A wavefront sensor is a device designed to perform measurements of optical wavefronts. The term "wavefront sensor" applies to wavefront measurement instruments that do not require any reference beam to interfere with such as Fizeau or Twyman-Green interferometers. Shack-Hartmann and lateral shearing interferometry are the two major technologies used to manufacture wavefront sensors.
Wavefront sensors are used in a large range of applications such as optics testing and alignment (surface measurement, transmitted wavefront error measurement, modulation transfer function …), laser and optical systems qualification and control with adaptive optics, and material inspection, as well as quantitative phase imaging. Most photonics-related industries can benefit from wavefront sensing. Visit our application markets page and learn more about the broad range of uses of wavefront sensors for each industry.
In this page, you will find more information about Phasics' patented wavefront sensing technology and how it compares with other wavefront measuring devices such as Shack-Hartmann wavefront sensors and Fizeau interferometers.
Quadriwave lateral shearing interferometry (QWLSI), also known as modified Hartmann mask technique, is a patented wavefront sensing technology. It stands out for its high spatial resolution, its ability to measure diverging beams with no relay lens and its achromaticity. This technology was introduced on the market in 2004 by Phasics and is now internationally recognized for its performance and ease of integration.
QWLSI technology was developed to overcome the lack of resolution of the Shack-Hartmann (SH) technique. It uses a smart diffractive grating design instead of the holes used in the Hartmann test and the microlenses proposed by Shack in the 1960s , which led to the Shack-Hartmann wavefront sensor.

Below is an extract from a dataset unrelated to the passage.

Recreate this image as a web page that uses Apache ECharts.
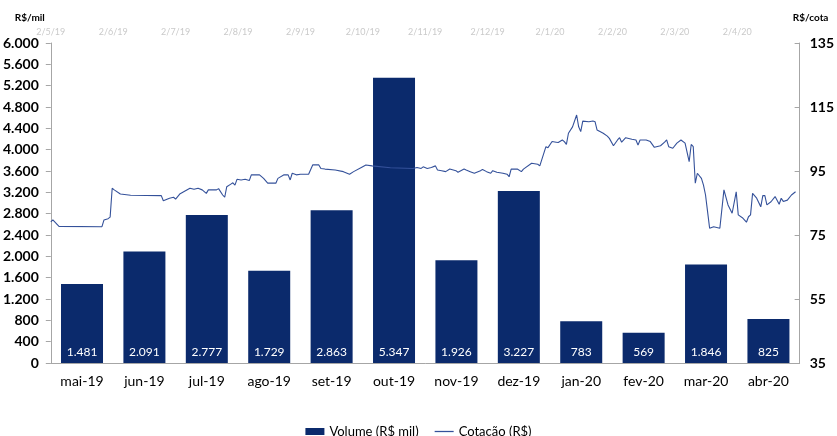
<!DOCTYPE html>
<html><head><meta charset="utf-8">
<script src="https://cdn.jsdelivr.net/npm/echarts@6/dist/echarts.min.js"></script>
<style>html,body{margin:0;padding:0;background:#fff}#c{width:837px;height:436px}</style>
</head><body><div id="c"></div>
<script>
const months = ['mai-19','jun-19','jul-19','ago-19','set-19','out-19','nov-19','dez-19','jan-20','fev-20','mar-20','abr-20'];
const volume = [1481, 2091, 2777, 1729, 2863, 5347, 1926, 3227, 783, 569, 1846, 825];
const topLabels = ['2/5/19','2/6/19','2/7/19','2/8/19','2/9/19','2/10/19','2/11/19','2/12/19','2/1/20','2/2/20','2/3/20','2/4/20',''];
const volTicks = [0,400,800,1200,1600,2000,2400,2800,3200,3600,4000,4400,4800,5200,5600,6000];
const priceTicks = [35,55,75,95,115,135];
const lineDates = [
'2019-05-02','2019-05-03','2019-05-06','2019-05-27','2019-05-28','2019-05-30','2019-05-31','2019-06-01','2019-06-02','2019-06-05',
'2019-06-10','2019-06-25','2019-06-26','2019-06-29','2019-07-01','2019-07-02','2019-07-04','2019-07-09','2019-07-11','2019-07-13',
'2019-07-15','2019-07-17','2019-07-18','2019-07-22','2019-07-23','2019-07-25','2019-07-26','2019-07-27','2019-07-29','2019-07-30',
'2019-07-31','2019-08-01','2019-08-03','2019-08-05','2019-08-07','2019-08-08','2019-08-12','2019-08-14','2019-08-16','2019-08-20',
'2019-08-21','2019-08-24','2019-08-26','2019-08-27','2019-08-28','2019-08-30','2019-09-01','2019-09-05','2019-09-07','2019-09-10',
'2019-09-11','2019-09-13','2019-09-18','2019-09-22','2019-09-25','2019-09-27','2019-10-01','2019-10-03','2019-10-06','2019-10-15',
'2019-10-26','2019-10-28','2019-10-30','2019-10-31','2019-11-02','2019-11-04','2019-11-06','2019-11-07','2019-11-09','2019-11-11',
'2019-11-13','2019-11-16','2019-11-17','2019-11-20','2019-11-21','2019-11-23','2019-11-25','2019-11-28','2019-11-29','2019-12-01',
'2019-12-03','2019-12-04','2019-12-06','2019-12-09','2019-12-11','2019-12-12','2019-12-13','2019-12-16','2019-12-18','2019-12-19',
'2019-12-23','2019-12-26','2019-12-27','2019-12-30','2019-12-31','2020-01-02','2020-01-04','2020-01-05','2020-01-07','2020-01-08',
'2020-01-09','2020-01-10','2020-01-12','2020-01-14','2020-01-15','2020-01-16','2020-01-17','2020-01-20','2020-01-22','2020-01-23',
'2020-01-24','2020-01-27','2020-01-29','2020-01-30','2020-02-01','2020-02-03','2020-02-04','2020-02-05','2020-02-07','2020-02-10',
'2020-02-12','2020-02-13','2020-02-14','2020-02-17','2020-02-19','2020-02-21','2020-02-24','2020-02-26','2020-02-27','2020-02-28',
'2020-03-01','2020-03-03','2020-03-05','2020-03-07','2020-03-09','2020-03-10','2020-03-11','2020-03-12','2020-03-13','2020-03-15',
'2020-03-16','2020-03-17','2020-03-18','2020-03-19','2020-03-21','2020-03-24','2020-03-26','2020-03-28','2020-03-30','2020-04-01',
'2020-04-02','2020-04-04','2020-04-06','2020-04-07','2020-04-08','2020-04-09','2020-04-11','2020-04-13','2020-04-14','2020-04-15',
'2020-04-16','2020-04-18','2020-04-20','2020-04-22','2020-04-23','2020-04-24','2020-04-26','2020-04-28','2020-04-30'
];
const lineValues = [
79.1,79.7,77.7,77.6,79.7,80.1,80.6,89.6,89.1,87.8,
87.4,87.3,85.7,86.5,86.8,86.2,87.8,89.6,89.3,89.6,
89.1,88.0,89.1,89.1,89.5,87.5,86.8,90.1,90.9,91.3,
90.6,92.4,92.2,92.4,92.0,93.8,93.8,92.7,91.2,91.2,
92.7,93.8,93.8,92.2,94.3,93.8,94.0,94.0,96.9,96.9,
95.8,95.6,95.3,94.8,94.0,94.8,96.2,96.9,96.6,96.0,
95.8,96.1,95.8,96.3,95.8,96.1,96.6,95.3,95.1,94.8,
95.6,95.1,94.6,95.6,95.3,94.8,94.3,95.1,95.5,94.8,
94.3,95.1,94.6,94.3,94.0,93.2,95.6,95.6,94.8,95.6,
97.4,97.1,96.6,102.6,102.3,104.2,104.0,103.9,104.7,104.2,
103.3,106.8,108.8,112.5,108.8,107.3,110.6,110.4,110.6,110.4,
107.8,106.8,105.9,105.2,102.9,104.7,105.4,104.0,105.4,104.9,
104.7,103.1,104.7,104.7,104.2,102.4,102.9,104.0,104.7,102.6,
102.1,103.7,104.7,103.7,97.9,103.3,102.6,91.2,94.3,92.7,
90.6,87.5,82.3,77.1,77.6,77.1,89.1,84.4,81.8,88.5,
81.3,80.4,79.0,80.7,81.3,88.0,86.5,83.8,87.3,87.3,
84.4,85.4,87.0,84.6,86.5,85.5,85.9,87.5,88.5
];
const lineData = lineDates.map((d, i) => [d, lineValues[i]]);
const fmt = v => String(v).replace(/\B(?=(\d{3})+(?!\d))/g, '.');
const FONT = 'Lato, "Open Sans", sans-serif';
const AX = '#a6a6a6';
const LINE = '#34519a';
const chart = echarts.init(document.getElementById('c'));
chart.setOption({
  animation: false,
  textStyle: {fontFamily: FONT},
  grid: {left: 47, right: 35, top: 43, bottom: 73},
  legend: {
    top: 420, left: 'center', itemGap: 16, itemWidth: 19, itemHeight: 7,
    symbolKeepAspect: true,
    textStyle: {fontSize: 13, color: '#000', fontFamily: FONT},
    data: [
      {name: 'Volume (R$ mil)', icon: 'rect'},
      {name: 'Cotação (R$)', icon: 'path://M0,0H30V2H0Z'}
    ]
  },
  xAxis: [
    {type: 'category', data: months, position: 'bottom',
     axisLine: {lineStyle: {color: AX}}, axisTick: {show: false},
     axisLabel: {color: '#000', fontSize: 14, margin: 11}},
    {type: 'time', show: false, position: 'top', min: '2019-05-02', max: '2020-05-02'},
    {type: 'category', data: topLabels, position: 'top', boundaryGap: false,
     axisLine: {show: false}, axisTick: {show: false},
     axisLabel: {color: '#cacaca', fontSize: 9, margin: 6, interval: 0}}
  ],
  yAxis: [
    {type: 'value', min: 0, max: 6000, interval: 400, position: 'left',
     name: 'R$/mil', nameLocation: 'end', nameGap: 20,
     nameTextStyle: {fontSize: 10, fontWeight: 'bold', color: '#000', padding: [0, 42, 0, 0]},
     axisLine: {show: true, lineStyle: {color: AX}},
     axisTick: {show: true, length: 5, lineStyle: {color: AX}},
     splitLine: {show: false},
     axisLabel: {color: '#000', fontSize: 14, fontWeight: 'bold', margin: 12, formatter: fmt}},
    {type: 'value', min: 35, max: 135, position: 'right',
     name: 'R$/cota', nameLocation: 'end', nameGap: 20,
     nameTextStyle: {fontSize: 10, fontWeight: 'bold', color: '#000', padding: [0, 0, 0, 22]},
     axisLine: {show: true, lineStyle: {color: AX}},
     axisTick: {show: true, inside: true, length: 5, customValues: priceTicks, lineStyle: {color: AX}},
     splitLine: {show: false},
     axisLabel: {color: '#000', fontSize: 14, fontWeight: 'bold', margin: 10, customValues: priceTicks}}
  ],
  series: [
    {name: 'Volume (R$ mil)', type: 'bar', data: volume, xAxisIndex: 0, yAxisIndex: 0,
     barWidth: 42, itemStyle: {color: '#0b2a6c'},
     label: {show: true, position: 'insideBottom', distance: 5, color: '#fff', fontSize: 12, formatter: p => fmt(p.value)}},
    {name: 'Cotação (R$)', type: 'line', data: lineData, xAxisIndex: 1, yAxisIndex: 1,
     symbol: 'none', showSymbol: false, lineStyle: {color: LINE, width: 1.1}, itemStyle: {color: LINE}, z: 3}
  ]
});
</script></body></html>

Quadriwave lateral shearing interferometry (QWLSI) offers
Quadriwave lateral shearing interferometry measures the phase and intensity of a beam with nanometric sensitivity and very high spatial resolution. This innovative technology relies on a diffractive grating that replicates the incident beam into 4 identical waves. After a few millimeters of propagation, the 4 replicas overlap and interfere, creating an interferogram on the detector. The phase gradients are encoded in the interference fringe deformation.
Shack-Hartmann wavefront sensors are based on 2 main components: an array of microlenses and an image sensor located at the focal plane of the microlenses array. The Shack-Hartmann operation principle is to track the position of the focal spots on the detector. When an incoming wavefront is plane, all focal spot images are located in a regular grid defined by the lenslet array geometry. As soon as the wavefront contains aberration, the images of the focal spots become displaced from their initial positions.
Shack-Hartmann technology's strengths are the compactness and light reconstruction algorithms that allow high-speed wavefront reconstruction. Also Shack-Hartmann are self-referenced and thus insensitive to environment perturbation.
Shack-Hartmann wavefront sensors' limitations are related to the microlenses: first, the spatial resolution is determined by the size and number of the microlenses (limited to 100 x 100 measurement points with hundreds of microns of spatial resolution); second, the microlenses are chromatic, which means the Shack-Hartmann wavefront sensor has to be optimized at a certain wavelength that will define the detector-microlenses distance. When the Shack-Hartmann wavefront sensor is used at a different wavelength, the accuracy of the measurement decreases. Last, in case of strong wavefront distortion, there is a risk that the focal spots end up outside of the detector area (in case of strong curvature) or associated to the wrong microlens (cross-talk) leading to measurement errors.
The Fizeau interferometer measurement principle is based on an interferometric arrangement that relies on interference phenomenon between 1) a reference surface (reference mirror or reference sphere) and 2) a test surface. Interference fringes are recorded on a detector and any deviations between the surface shapes lead to distortions of the fringes. From the fringe distortions, the wavefront is then computed.
The advantages of Fizeau interferometers are the very high resolution that is only limited by the detector, and the high wavefront sensitivity.
The main weakness of Fizeau interferometers is the limited dynamic range of the measurement; with large wavefront departures, stitching methods or computed generated hologram (CGH) integration must be implemented. Also, Fizeau interferometers' lack flexibility regarding the test wavelength, as it is limited to the integrated laser. Finally, the Fizeau interferometer tends to be bulkier and more sensitive to the environment than self-referenced wavefront sensors.